There is no known weakness for any short or long public exponent for RSA, as long as the public exponent is "correct" (i.e. relatively prime to p-1 for all primes p which divide the modulus).
If you use a small exponent and you do not use any padding for encryption and you encrypt the exact same message with several distinct public keys, then your message is at risk: if e = 3, and you encrypt message m with public keys n1, n2 and n3, then you have ci = m3 mod ni for i = 1 to 3. By the Chinese Remainder Theorem, you can then rebuild m3 mod n1n2n3, which turns out to be m3 (without any modulo) because
n1n2n3 is a greater integer. A (non modular) cube root extraction then suffices to extract m.
The weakness, here, is not the small exponent; rather, it is the use of an improper padding (namely, no padding at all) for encryption. Padding is very important for security of RSA, whether encryption or signature; if you do not use a proper padding (such as the ones described in PKCS#1), then you have many weaknesses, and the one outlined in the paragraph above is not the biggest, by far. Nevertheless, whenever someone refers to an exponent-size related weakness, he more or less directly refers to this occurrence. That's a bit of old and incorrect lore, which is sometimes inverted into a prohibition against big exponents (since it is a myth, the reverse myth is also a myth and is no more -- and no less -- substantiated); I believe this is what you observe here.
However, one can find a few reasons why a big public exponent shall be avoided:
Small public exponents promote efficiency (for public-key operations).
There are security issues about having a small private exponent; a key-recovery attack has been described when the private exponent length is no more than 29% of the public exponent length. When you want to force the private exponent to be short (e.g. to speed up private key operations), you more or less have to use a big public exponent (as big as the modulus); requiring the public exponent to be short may then be viewed as a kind of indirect countermeasure.
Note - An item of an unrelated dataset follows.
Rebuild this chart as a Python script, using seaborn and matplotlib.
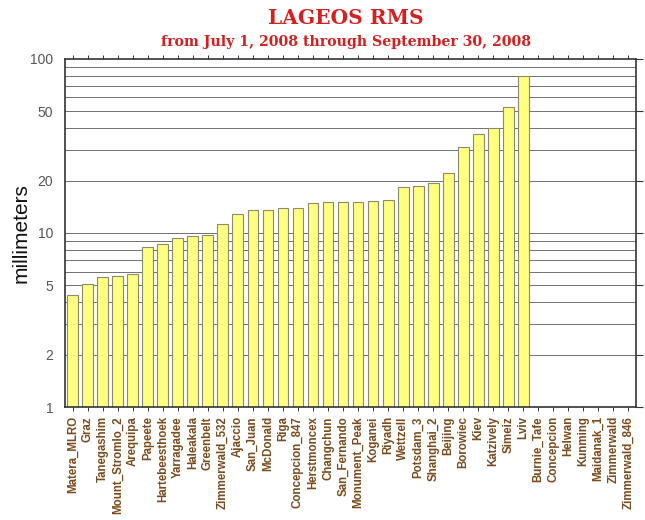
import numpy as np
import pandas as pd
import matplotlib
matplotlib.use("Agg")
import matplotlib.pyplot as plt
from matplotlib.ticker import FixedLocator, NullFormatter, FixedFormatter
import seaborn as sns

stations = [
    "Matera_MLRO", "Graz", "Tanegashim", "Mount_Stromlo_2", "Arequipa", "Papeete",
    "Hartebeesthoek", "Yarragadee", "Haleakala", "Greenbelt", "Zimmerwald_532",
    "Ajaccio", "San_Juan", "McDonald", "Riga", "Concepcion_847", "Herstmoncex",
    "Changchun", "San_Fernando", "Monument_Peak", "Koganei", "Riyadh", "Wettzell",
    "Potsdam_3", "Shanghai_2", "Beijing", "Borowiec", "Kiev", "Katzively", "Simeiz",
    "Lviv", "Burnie_Tafe", "Concepcion", "Helwan", "Kunming", "Maidanak_1",
    "Zimmerwald", "Zimmerwald_846",
]
rms_mm = [
    4.4, 5.1, 5.6, 5.65, 5.85, 8.3,
    8.6, 9.3, 9.6, 9.7, 11.2,
    12.8, 13.6, 13.6, 14.0, 14.0, 14.9,
    15.0, 15.0, 15.0, 15.2, 15.4, 18.3,
    18.6, 19.3, 22.0, 31.0, 37.0, 40.3, 53.0,
    80.0, np.nan, np.nan, np.nan, np.nan, np.nan,
    np.nan, np.nan,
]
y_ticks = [1, 2, 5, 10, 20, 50, 100]
grid_values = [2, 3, 4, 5, 6, 7, 8, 9, 10, 20, 30, 40, 50, 60, 70, 80, 90]

df = pd.DataFrame({"station": stations, "rms": rms_mm})

sns.set_style("white")
plt.rcParams["font.family"] = ["Liberation Sans", "DejaVu Sans"]

fig = plt.figure(figsize=(6.45, 5.2), dpi=100)
ax = fig.add_axes([0.101, 0.217, 0.885, 0.670])

ax.set_yscale("log")
for g in grid_values:
    ax.axhline(g, color="#707070", lw=0.7, zorder=0)

sns.barplot(data=df, x="station", y="rms", ax=ax, color="#ffff80",
            saturation=1, edgecolor="#8a8a70", linewidth=0.8, width=0.72,
            zorder=2)

ax.set_ylim(1, 100)
ax.set_xlim(-0.5, len(stations) - 0.5)
ax.yaxis.set_major_locator(FixedLocator(y_ticks))
ax.yaxis.set_major_formatter(FixedFormatter([str(t) for t in y_ticks]))
ax.yaxis.set_minor_formatter(NullFormatter())
ax.yaxis.set_minor_locator(FixedLocator([]))
ax.tick_params(axis="y", which="major", length=5, width=0.8, colors="#333333",
               labelcolor="#555555", labelsize=10, right=True, direction="out")
ax.tick_params(axis="x", length=3, width=0.7, top=True, bottom=True,
               direction="out", colors="#333333")
ax.set_xticks(range(len(stations)))
ax.set_xticklabels(stations, rotation=90, fontsize=8.3, fontweight="bold")
for lbl in ax.get_xticklabels():
    lbl.set_color("#7a4a1c")

ax.set_xlabel("")
ax.set_ylabel("millimeters", fontsize=15, color="#111111")
ax.yaxis.set_label_coords(-0.06, 0.5)

for side in ax.spines.values():
    side.set_visible(True)
    side.set_color("#333333")
    side.set_linewidth(1.2)

fig.text(0.536, 0.965, "LAGEOS RMS", ha="center", va="center",
         fontsize=14.5, fontweight="bold", color="#d42020", family="DejaVu Serif")
fig.text(0.536, 0.919, "from July 1, 2008 through September 30, 2008",
         ha="center", va="center", fontsize=10.2, fontweight="bold",
         color="#d42020", family="DejaVu Serif")

fig.savefig("out.png", dpi=100)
Some widely deployed RSA implementations choke on big RSA public exponents. E.g. the RSA code in Windows (CryptoAPI, used by Internet Explorer for HTTPS) insists on encoding the public exponent within a single 32-bit word; it cannot process a public key with a bigger public exponent.
Still, "risks may be great" looks like the generic justification ("this is a security issue" is the usual way of saying "we did not implement it but we do not want to admit any kind of laziness").